Remember, a child with perfect attendance receives 1,173 hours of direct instruction.
Now, let’s consider a child who misses just one day a month. In this case, the child who is absent one day a month, whether it be for sickness or for other reasons, s/he receives only 1,122 hours of direct instruction. A little simple calculation shows that by missing one day a month, a child has lost 51 hours of direct instruction–that’s more than a 40 hour work week! Let’s take this approximation a little further. . .
What about the child who misses two days of instruction a month? Long equation short, a child who is absent two days a month, receives only 1,017 hours of direct instruction, this is 102 hours of missed hands-on activities, direct instruction, and missed teachable moments. These 102 hours of missed instruction is just short of missing 10% of attendance (i.e. 117 hours). This is huge!

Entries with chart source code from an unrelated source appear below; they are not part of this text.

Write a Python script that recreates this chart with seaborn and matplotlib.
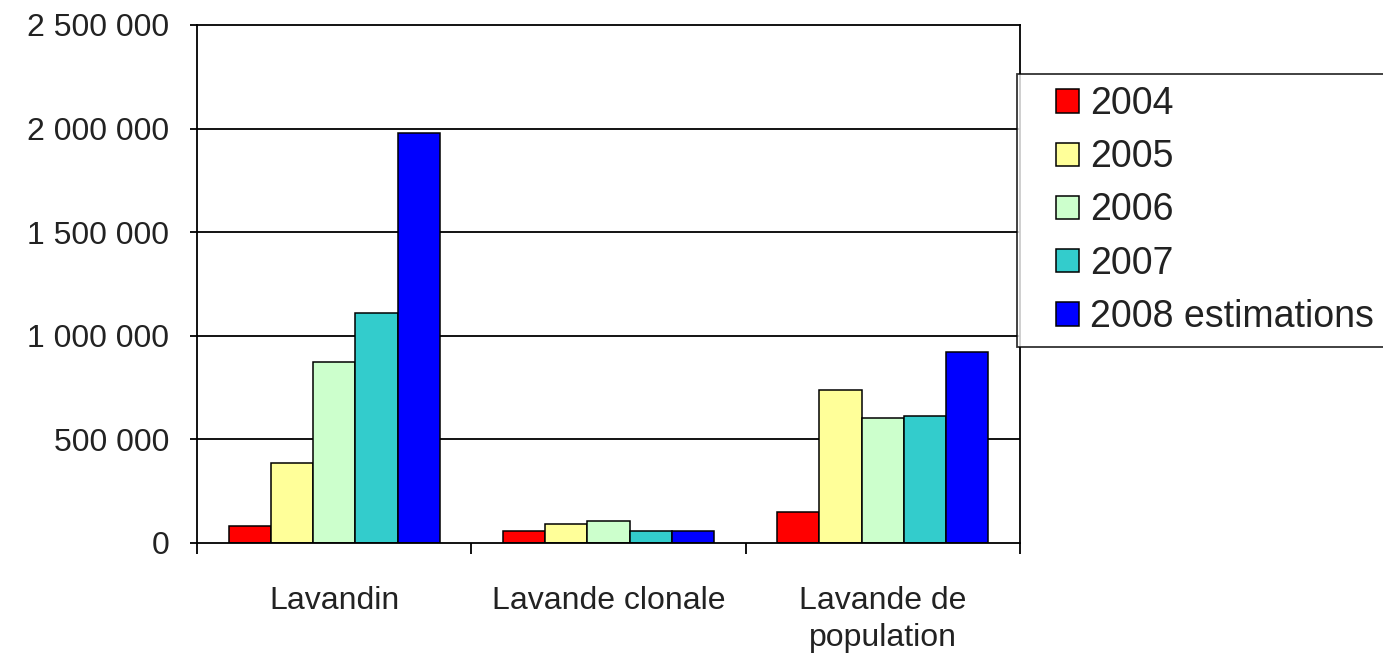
import matplotlib
matplotlib.use("Agg")
import matplotlib.pyplot as plt
import seaborn as sns
import pandas as pd
from matplotlib.patches import Rectangle
from matplotlib.legend_handler import HandlerPatch
from matplotlib.ticker import FuncFormatter

categories = ["Lavandin", "Lavande clonale", "Lavande de\npopulation"]
years = ["2004", "2005", "2006", "2007", "2008 estimations"]
v2004 = [82000, 58000, 150000]
v2005 = [386000, 92000, 739000]
v2006 = [874000, 104000, 604000]
v2007 = [1111000, 58000, 614000]
v2008 = [1981000, 58000, 923000]
colors = ["#FF0000", "#FFFF99", "#CCFFCC", "#33CCCC", "#0000FF"]

series = [v2004, v2005, v2006, v2007, v2008]
rows = []
for y, vals in zip(years, series):
    for c, v in zip(categories, vals):
        rows.append({"cat": c, "year": y, "value": v})
df = pd.DataFrame(rows)

sns.set_theme(style="white")
plt.rcParams["font.family"] = ["Liberation Sans", "DejaVu Sans"]

fig = plt.figure(figsize=(13.83, 6.55), dpi=100)
ax = fig.add_axes([197/1383, 1-543/655, (1020-197)/1383, (543-25)/655])

sns.barplot(data=df, x="cat", y="value", hue="year", order=categories,
            hue_order=years, palette=colors, width=0.77, edgecolor="black",
            linewidth=1.1, saturation=1, ax=ax, legend=False)

ax.set_ylim(0, 2500000)
ax.set_xlim(-0.5, 2.5)
ax.set_yticks([0, 500000, 1000000, 1500000, 2000000, 2500000])
ax.yaxis.set_major_formatter(FuncFormatter(lambda v, p: f"{int(v):,}".replace(",", " ")))
ax.set_xlabel("")
ax.set_ylabel("")
for y in [500000, 1000000, 1500000, 2000000]:
    ax.axhline(y, color="black", lw=1.3, zorder=0)
for s in ax.spines.values():
    s.set_visible(True)
    s.set_color("black")
    s.set_linewidth(1.3)

ax.tick_params(axis="y", which="major", left=True, length=5, width=1.3, color="black",
               labelsize=23, pad=15, labelcolor="#222222")
ax.tick_params(axis="x", which="major", bottom=False, labelsize=23, pad=25, labelcolor="#222222")
ax.set_xticks([0, 1, 2])
ax.set_xticklabels(categories, linespacing=1.3)
ax.set_xticks([-0.5, 0.5, 1.5, 2.5], minor=True)
ax.tick_params(axis="x", which="minor", bottom=True, length=8, width=1.3, color="black")

LEG_FS = 27

def square(legend, orig_handle, xdescent, ydescent, width, height, fontsize):
    h = fontsize * 0.62
    return Rectangle((xdescent + width - h, ydescent + (height - h) / 2), h, h)

handles = [Rectangle((0, 0), 1, 1, facecolor=c, edgecolor="black", linewidth=1.1) for c in colors]
leg = fig.legend(handles, years, loc="upper left", mode="expand",
                 bbox_to_anchor=(1017/1383, 0, 1.0, 1-74/655), bbox_transform=fig.transFigure,
                 fontsize=LEG_FS, frameon=True, fancybox=False, edgecolor="black",
                 borderpad=0.32, labelspacing=0.46, handlelength=1.33, handleheight=0.7,
                 handletextpad=0.3, borderaxespad=0,
                 handler_map={Rectangle: HandlerPatch(patch_func=square)})
leg.get_frame().set_linewidth(1.3)
for t in leg.get_texts():
    t.set_color("#222222")

fig.savefig("out.png", dpi=100, facecolor="white")
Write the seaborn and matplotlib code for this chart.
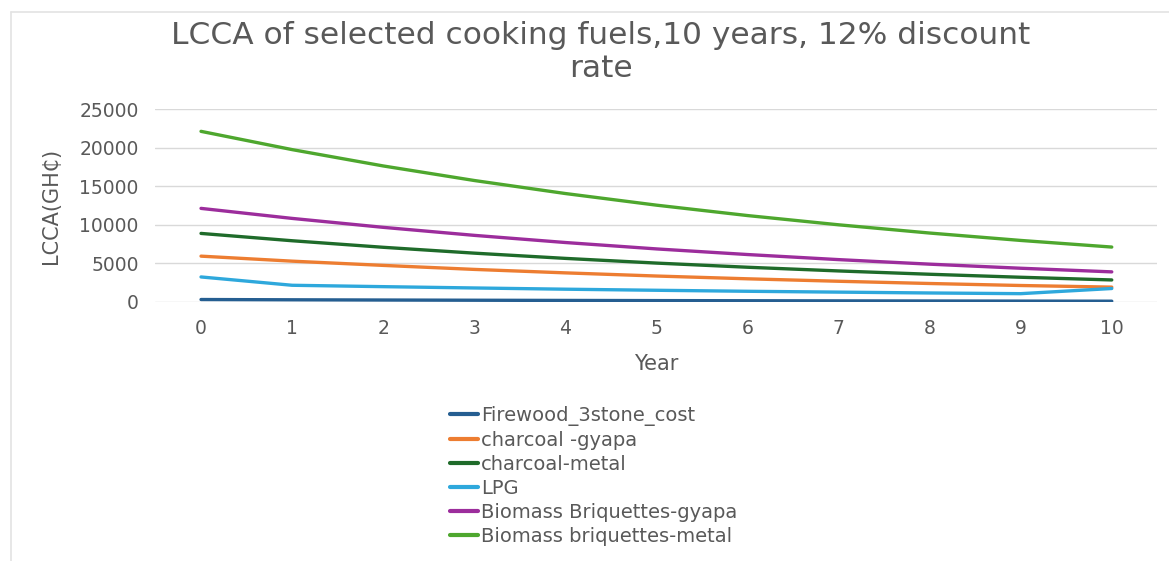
import matplotlib
matplotlib.use("Agg")
import matplotlib.pyplot as plt
import seaborn as sns
import pandas as pd
from matplotlib.lines import Line2D

years = [0, 1, 2, 3, 4, 5, 6, 7, 8, 9, 10]
series_names = [
    "Firewood_3stone_cost",
    "charcoal -gyapa",
    "charcoal-metal",
    "LPG",
    "Biomass Briquettes-gyapa",
    "Biomass briquettes-metal",
]
firewood = [320, 285, 255, 228, 203, 181, 162, 145, 129, 115, 103]
charcoal_gyapa = [5950, 5300, 4750, 4230, 3780, 3370, 3010, 2690, 2400, 2140, 1930]
charcoal_metal = [8900, 7950, 7100, 6340, 5660, 5050, 4510, 4030, 3600, 3210, 2860]
lpg = [3250, 2170, 1990, 1820, 1660, 1520, 1390, 1280, 1170, 1080, 1750]
briq_gyapa = [12150, 10850, 9690, 8650, 7720, 6890, 6160, 5500, 4910, 4380, 3910]
briq_metal = [22150, 19780, 17660, 15770, 14080, 12570, 11220, 10020, 8950, 7990, 7130]
colors = ["#255e91", "#ed7d31", "#1f6b2a", "#2ea8dc", "#9c2d9c", "#4ea72e"]

values = [firewood, charcoal_gyapa, charcoal_metal, lpg, briq_gyapa, briq_metal]
rows = []
for name, vals in zip(series_names, values):
    for y, v in zip(years, vals):
        rows.append({"Year": y, "LCCA": v, "Fuel": name})
df = pd.DataFrame(rows)

sns.set_theme(style="white")
plt.rcParams["font.family"] = ["DejaVu Sans"]
txt = "#595959"

fig = plt.figure(figsize=(11.69, 5.61), dpi=100)
ax = fig.add_axes([0.133, 0.4617, 0.857, 0.3433])

sns.lineplot(data=df, x="Year", y="LCCA", hue="Fuel", hue_order=series_names,
             palette=colors, linewidth=2.4, ax=ax, legend=True)

ax.set_xlim(-0.5, 10.5)
ax.set_ylim(0, 25000)
ax.set_xticks(years)
ax.set_yticks([0, 5000, 10000, 15000, 20000, 25000])
ax.tick_params(axis="both", length=0, labelsize=13.5, colors=txt)
ax.tick_params(axis="y", pad=12)
ax.tick_params(axis="x", pad=12)
ax.grid(axis="y", color="#d9d9d9", linewidth=1)
ax.grid(axis="x", visible=False)
for s in ax.spines.values():
    s.set_visible(False)
ax.set_xlabel("Year", fontsize=15, color=txt, labelpad=12)
ax.set_ylabel("LCCA(GH\u20b5)", fontsize=15, color=txt, labelpad=13)

handles, labels = ax.get_legend_handles_labels()
leg = fig.legend(handles, labels, loc="upper left", bbox_to_anchor=(0.385, 0.277),
                 frameon=False, fontsize=14, labelcolor=txt, handlelength=1.45,
                 handletextpad=0.15, labelspacing=0.26, borderaxespad=0,
                 borderpad=0)
ax.get_legend().remove()
for line in leg.get_lines():
    line.set_linewidth(3)

fig.text(0.514, 0.907, "LCCA of selected cooking fuels,10 years, 12% discount\nrate",
         ha="center", va="center", fontsize=22.5, color=txt, linespacing=1.2)

# faint chart-area border (top and left edges only are visible in the reference)
fig.lines.append(Line2D([0.0094, 1.0], [0.9786, 0.9786], transform=fig.transFigure,
                        color="#e3e3e3", linewidth=1.2))
fig.lines.append(Line2D([0.0094, 0.0094], [0.0, 0.9786], transform=fig.transFigure,
                        color="#e3e3e3", linewidth=1.2))

fig.savefig("out.png", dpi=100)
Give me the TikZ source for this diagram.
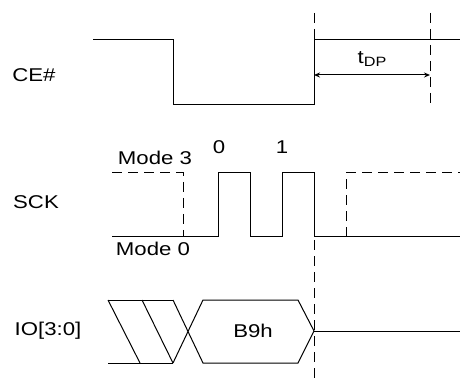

To put this into perspective if your child averages 1 to 2 missed school days a month, your child is at risk for not keeping up with his/her classmates in learning new concepts, engaging in academic readiness, and opportunities for building pro social skills.
This concept is also applicable to young children attending preschool. Although the times/lengths of preschool programs vary, one can still estimate a calculation of missed hands on instruction. Preschool offers key opportunities for children to practice soft skills like turn-taking, negotiation, problem solving, and impulse control. Every time a child is absent from preschool, there is one less opportunity to practice pro social skills that are much needed once a child begins kindergarten.
These calculations aren’t meant to cause a sense of panic if your child must miss school, especially if it’s due to illness. Please, by all means, keep your child home if your child is sick. However, these numbers are meant to show how important it is to regularly attend school (or preschool) if children are well and ready to learn.